TASK DESCRIPTION:
Each line that holds the word "Write" counts once. Give the total number of such lines and nothing else.

═════ RECORD LIST ═════

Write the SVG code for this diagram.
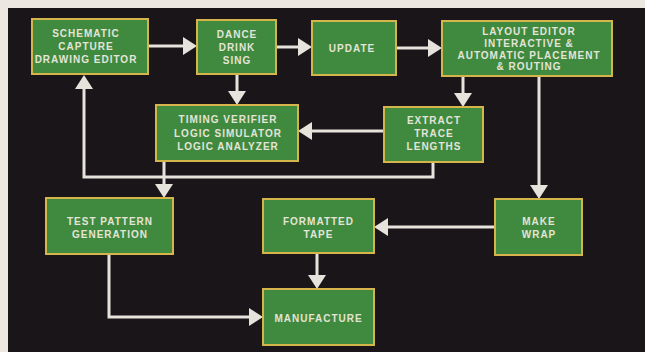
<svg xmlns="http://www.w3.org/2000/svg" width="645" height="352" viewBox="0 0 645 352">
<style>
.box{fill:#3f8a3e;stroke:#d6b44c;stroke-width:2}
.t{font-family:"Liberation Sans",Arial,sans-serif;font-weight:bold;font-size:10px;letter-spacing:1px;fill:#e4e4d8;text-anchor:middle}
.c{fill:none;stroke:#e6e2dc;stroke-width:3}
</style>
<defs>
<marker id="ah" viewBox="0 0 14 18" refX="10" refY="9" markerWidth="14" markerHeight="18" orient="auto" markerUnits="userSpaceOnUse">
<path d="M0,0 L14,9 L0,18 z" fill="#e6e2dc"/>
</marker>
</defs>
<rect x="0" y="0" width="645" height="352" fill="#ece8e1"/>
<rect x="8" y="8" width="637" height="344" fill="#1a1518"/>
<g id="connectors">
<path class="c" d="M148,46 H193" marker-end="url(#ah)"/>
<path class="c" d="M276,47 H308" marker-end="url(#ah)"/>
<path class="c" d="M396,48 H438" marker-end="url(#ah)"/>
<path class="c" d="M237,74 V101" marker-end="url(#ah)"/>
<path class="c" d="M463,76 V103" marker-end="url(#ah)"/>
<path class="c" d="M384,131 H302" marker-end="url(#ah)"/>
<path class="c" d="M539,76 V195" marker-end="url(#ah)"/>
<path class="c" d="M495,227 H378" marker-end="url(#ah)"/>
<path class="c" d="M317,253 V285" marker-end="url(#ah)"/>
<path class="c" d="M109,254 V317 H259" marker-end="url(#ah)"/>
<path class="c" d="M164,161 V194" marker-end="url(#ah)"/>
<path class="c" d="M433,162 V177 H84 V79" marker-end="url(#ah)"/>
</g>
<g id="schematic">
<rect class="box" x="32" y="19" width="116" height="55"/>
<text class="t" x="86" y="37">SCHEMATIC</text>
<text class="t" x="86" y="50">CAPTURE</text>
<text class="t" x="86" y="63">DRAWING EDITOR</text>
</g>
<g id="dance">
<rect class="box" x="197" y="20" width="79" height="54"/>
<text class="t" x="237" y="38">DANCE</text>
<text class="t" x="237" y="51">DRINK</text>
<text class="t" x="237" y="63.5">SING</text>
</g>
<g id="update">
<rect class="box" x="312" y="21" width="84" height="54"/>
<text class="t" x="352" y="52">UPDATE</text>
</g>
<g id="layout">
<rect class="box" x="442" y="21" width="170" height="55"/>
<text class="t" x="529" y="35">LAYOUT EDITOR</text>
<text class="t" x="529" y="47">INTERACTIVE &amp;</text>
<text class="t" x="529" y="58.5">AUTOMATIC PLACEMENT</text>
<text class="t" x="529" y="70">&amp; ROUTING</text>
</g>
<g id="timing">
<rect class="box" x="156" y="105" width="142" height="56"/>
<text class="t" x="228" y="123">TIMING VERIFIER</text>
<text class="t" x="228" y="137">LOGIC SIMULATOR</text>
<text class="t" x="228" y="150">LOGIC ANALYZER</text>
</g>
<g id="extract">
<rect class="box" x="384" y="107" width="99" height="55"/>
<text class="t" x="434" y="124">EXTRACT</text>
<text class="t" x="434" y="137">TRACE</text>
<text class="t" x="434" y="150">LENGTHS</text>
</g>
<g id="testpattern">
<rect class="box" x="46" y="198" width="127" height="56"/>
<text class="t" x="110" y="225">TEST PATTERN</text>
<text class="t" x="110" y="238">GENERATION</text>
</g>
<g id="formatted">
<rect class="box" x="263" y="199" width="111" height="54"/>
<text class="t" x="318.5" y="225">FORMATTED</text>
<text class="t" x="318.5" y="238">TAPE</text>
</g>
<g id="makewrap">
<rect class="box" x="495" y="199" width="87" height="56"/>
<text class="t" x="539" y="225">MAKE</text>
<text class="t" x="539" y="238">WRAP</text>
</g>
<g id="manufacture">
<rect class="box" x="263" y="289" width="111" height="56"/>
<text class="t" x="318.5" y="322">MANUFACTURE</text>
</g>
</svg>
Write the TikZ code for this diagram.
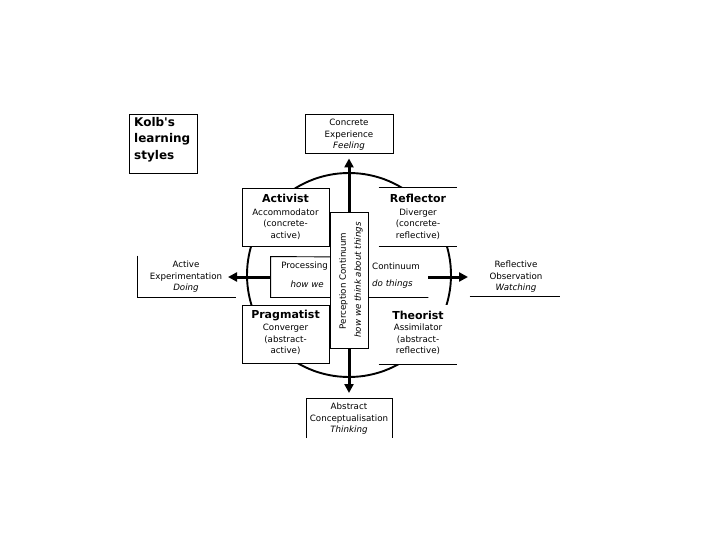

═════

SOLVED PROBLEM:
2